I have a question about parsing HTML pages, specificaly forums, i want to parse a forum or thread containing certain post criterias, i havent defined the algorithm yet, since i have only parsed structure text formats before, A use case may be copy and paste each thread into the program by hand, or insert a URL like http://www.forums.com/forum/showthread.php?t=46875&page=3 and let the program parse the pages

Given all this i would like to know:

  1. Is it possible to parse a forum thread on a HTML page?
  2. what would be the best/Fastest/easiest language for doing this?
  3. If i prefer Java what tools/libraries do i need for this?
  4. Any other thing i should consider?
A: 
  1. yes
  2. regular expressions, any flavor.
  3. probably the ones w/regex
  4. there are tools out there that will do this for you.
Jason
I wouldn't want to test that regular expression! :P
Aiden Bell
Matching html tags via regex might be difficult, see: http://stackoverflow.com/questions/1732348/regex-match-open-tags-except-xhtml-self-contained-tags
The MYYN
@myyn - that answer is the greatest SO answer i've ever seen. but if you can assume that all HTML you're trying to parse is legit, it's actually fairly easy to do so w/regex, as i frequently do so. of course, this is a large assumption.
Jason
true, i myself use / re.compile(r'<.*?>').sub('', html) / frequently ;)
The MYYN
+1  A: 

1 / yes

2 / Use some compact language like python or ruby for prototyping.
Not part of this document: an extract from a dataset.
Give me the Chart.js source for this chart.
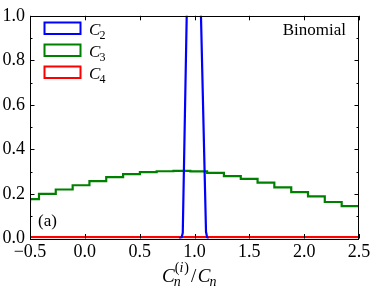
<!DOCTYPE html>
<html>
<head>
<meta charset="utf-8">
<script src="https://cdn.jsdelivr.net/npm/chart.js@4"></script>
<style>
  body { margin: 0; background: #fff; }
  #wrap { width: 374px; height: 294px; }
</style>
</head>
<body>
<div id="wrap"><canvas id="chart" width="374" height="294"></canvas></div>
<script>
// data
let seriesNames = ['C', 'C', 'C'];
let seriesSubs = ['2', '3', '4'];
let seriesColors = ['#0000ff', '#008000', '#ff0000'];

let c2X = [0.86, 0.883, 0.893, 0.96, 1.0, 1.03, 1.105, 1.115, 1.13];
let c2Y = [0.0, 0.006, 0.025, 1.84, 2.5, 1.61, 0.03, 0.005, 0.0];

let c3X = [-0.5, -0.418, -0.265, -0.111, 0.042, 0.195, 0.349, 0.502, 0.655, 0.808, 0.962,
           1.115, 1.268, 1.422, 1.575, 1.728, 1.882, 2.035, 2.188, 2.342, 2.495, 2.5];
let c3Y = [0.158, 0.177, 0.200, 0.220, 0.239, 0.258, 0.276, 0.289, 0.298, 0.302, 0.304,
           0.301, 0.295, 0.280, 0.268, 0.251, 0.230, 0.208, 0.189, 0.164, 0.145, 0.145];

let c4X = [-0.5, 2.5];
let c4Y = [0.006, 0.006];

let xMin = -0.5, xMax = 2.5, xStep = 0.5;
let yMin = 0, yMax = 1.0, yStep = 0.2;

const FONT = "'Liberation Serif', 'DejaVu Serif', serif";

function toPoints(xs, ys) {
    let pts = [];
    for (let i = 0; i < xs.length; i++) pts.push({x: xs[i], y: ys[i]});
    return pts;
}

function fmt(v) {
    return v.toFixed(1).replace('-', '\u2212');
}

// italic letter with a subscript (and optional (i) superscript)
function drawSym(ctx, base, sub, sup, x, y, size, small) {
    ctx.font = 'italic ' + size + 'px ' + FONT;
    ctx.fillText(base, x, y);
    let w = ctx.measureText(base).width;
    let sx = x + w - size * 0.05;
    ctx.font = (/\d/.test(sub) ? '' : 'italic ') + small + 'px ' + FONT;
    ctx.fillText(sub, sx, y + size * 0.26);
    let ws = ctx.measureText(sub).width;
    if (sup) {
        let sy = y - size * 0.52;
        let px = sx + 1;
        ctx.font = small + 'px ' + FONT;
        ctx.fillText('(', px, sy);
        let w1 = ctx.measureText('(').width;
        ctx.font = 'italic ' + small + 'px ' + FONT;
        ctx.fillText('i', px + w1, sy);
        let w2 = ctx.measureText('i').width + 1;
        ctx.font = small + 'px ' + FONT;
        ctx.fillText(')', px + w1 + w2, sy);
        ws = Math.max(ws, 1 + w1 + w2 + ctx.measureText(')').width);
    }
    return sx - x + ws;
}

const decor = {
    id: 'decor',
    afterDraw(chart) {
        const {ctx, chartArea: a, scales: {x, y}} = chart;
        ctx.save();
        ctx.strokeStyle = '#000';
        ctx.lineWidth = 1;
        ctx.strokeRect(Math.round(a.left) + 0.5, Math.round(a.top) + 0.5,
                       Math.round(a.right - a.left) - 1, Math.round(a.bottom - a.top));
        ctx.beginPath();
        x.ticks.forEach(t => {
            let px = Math.round(x.getPixelForValue(t.value)) + 0.5;
            ctx.moveTo(px, a.bottom); ctx.lineTo(px, a.bottom - 4.5);
            ctx.moveTo(px, a.top); ctx.lineTo(px, a.top + 4.5);
        });
        y.ticks.forEach(t => {
            let py = Math.round(y.getPixelForValue(t.value)) + 0.5;
            ctx.moveTo(a.left, py); ctx.lineTo(a.left + 4.5, py);
            ctx.moveTo(a.right, py); ctx.lineTo(a.right - 4.5, py);
            let m = t.value + yStep / 2;
            if (m < yMax) {
                let pm = Math.round(y.getPixelForValue(m)) + 0.5;
                ctx.moveTo(a.left, pm); ctx.lineTo(a.left + 2.5, pm);
                ctx.moveTo(a.right, pm); ctx.lineTo(a.right - 2.5, pm);
            }
        });
        ctx.stroke();

        // legend
        ctx.fillStyle = '#000';
        ctx.textBaseline = 'alphabetic';
        ctx.textAlign = 'left';
        chart.data.datasets.forEach((ds, i) => {
            let top = 22.5 + i * 22;
            ctx.strokeStyle = ds.borderColor;
            ctx.lineWidth = 2;
            ctx.strokeRect(44.5, top, 36, 11.5);
            ctx.fillStyle = '#000';
            drawSym(ctx, seriesNames[i], seriesSubs[i], false, 89, top + 12, 17, 12);
        });

        // texts
        ctx.font = '17px ' + FONT;
        ctx.textAlign = 'right';
        ctx.fillText('Binomial', 346, 35);
        ctx.textAlign = 'left';
        ctx.fillText('(a)', 38, 226);

        // x axis title  C_n^(i) / C_n
        let size = 19, small = 14;
        let base = 281.5;
        let cx = 162;
        let w = drawSym(ctx, 'C', 'n', true, cx, base, size, small);
        ctx.font = size + 'px ' + FONT;
        let sl = cx + w + 2;
        ctx.fillText('/', sl, base);
        let slw = ctx.measureText('/').width;
        drawSym(ctx, 'C', 'n', false, sl + slw + 1.5, base, size, small);
        ctx.restore();
    }
};

function spawnChart() {
    let ctx = document.getElementById('chart');
    new Chart(ctx, {
        type: 'line',
        data: {
            datasets: [{
                label: 'C2',
                data: toPoints(c2X, c2Y),
                borderColor: seriesColors[0],
                borderWidth: 2.2,
                pointRadius: 0,
                tension: 0
            },
            {
                label: 'C3',
                data: toPoints(c3X, c3Y),
                borderColor: seriesColors[1],
                borderWidth: 2.2,
                pointRadius: 0,
                stepped: 'after'
            },
            {
                label: 'C4',
                data: toPoints(c4X, c4Y),
                borderColor: seriesColors[2],
                borderWidth: 2.2,
                pointRadius: 0
            }]
        },
        options: {
            responsive: false,
            animation: false,
            layout: { padding: { left: 0, right: 15, top: 11, bottom: 0 } },
            plugins: {
                legend: { display: false },
                tooltip: { enabled: false }
            },
            scales: {
                x: {
                    type: 'linear',
                    min: xMin, max: xMax,
                    grid: { display: false, drawTicks: false },
                    border: { display: false },
                    ticks: {
                        stepSize: xStep,
                        padding: 3,
                        color: '#000',
                        font: { family: FONT, size: 18 },
                        maxRotation: 0,
                        callback: v => fmt(v)
                    },
                    afterFit: s => { s.height = 55.5; }
                },
                y: {
                    min: yMin, max: yMax,
                    grid: { display: false, drawTicks: false },
                    border: { display: false },
                    ticks: {
                        stepSize: yStep,
                        padding: 5,
                        color: '#000',
                        font: { family: FONT, size: 18 },
                        callback: v => fmt(v)
                    },
                    afterFit: s => { s.width = 30; }
                }
            }
        },
        plugins: [decor]
    });
}

Promise.all([
    document.fonts.load("17px 'Liberation Serif'"),
    document.fonts.load("italic 17px 'Liberation Serif'")
]).then(spawnChart, spawnChart);
</script>
</body>
</html>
3 / A Java tool to consider: htmlparser

4 / If you are interested only in some particular text or some special classes, a regular expression might be sufficient. But as soon as you want to dig deeper into the structure of the content, you'll need some kind of model to hold your data, and hence a parser, which, in the best case, can cope with the occuring incosistencies of real world html.

The MYYN
+1  A: 

You might want to look into some sort of html parsing library, rather than using regular expressions to do this. There are some really good html parsers for ruby and python, but a quick google shows there to be a number of parsers for java as well. The benefit of these libraries is that you don't have to handle every edge case with regular expressions/they handle malformed html (both of which can be impossible with regexes, depending on what you want to do) and they also give you a much way of dealing with the data (for example, beautiful soup lets you grab all elements which belong to a specific class or to use some other css selector to limit which page elements you want to deal with).

Personally, I would, at least for the beginning, start in ruby or python, as the libraries are known and there is a lot of info about using them for this purpose. Also, I find it easier to quickly prototype these types of things in ruby or python than in the jvm. You could even later bring that code onto the jvm with jruby or jython, if it becomes necessary.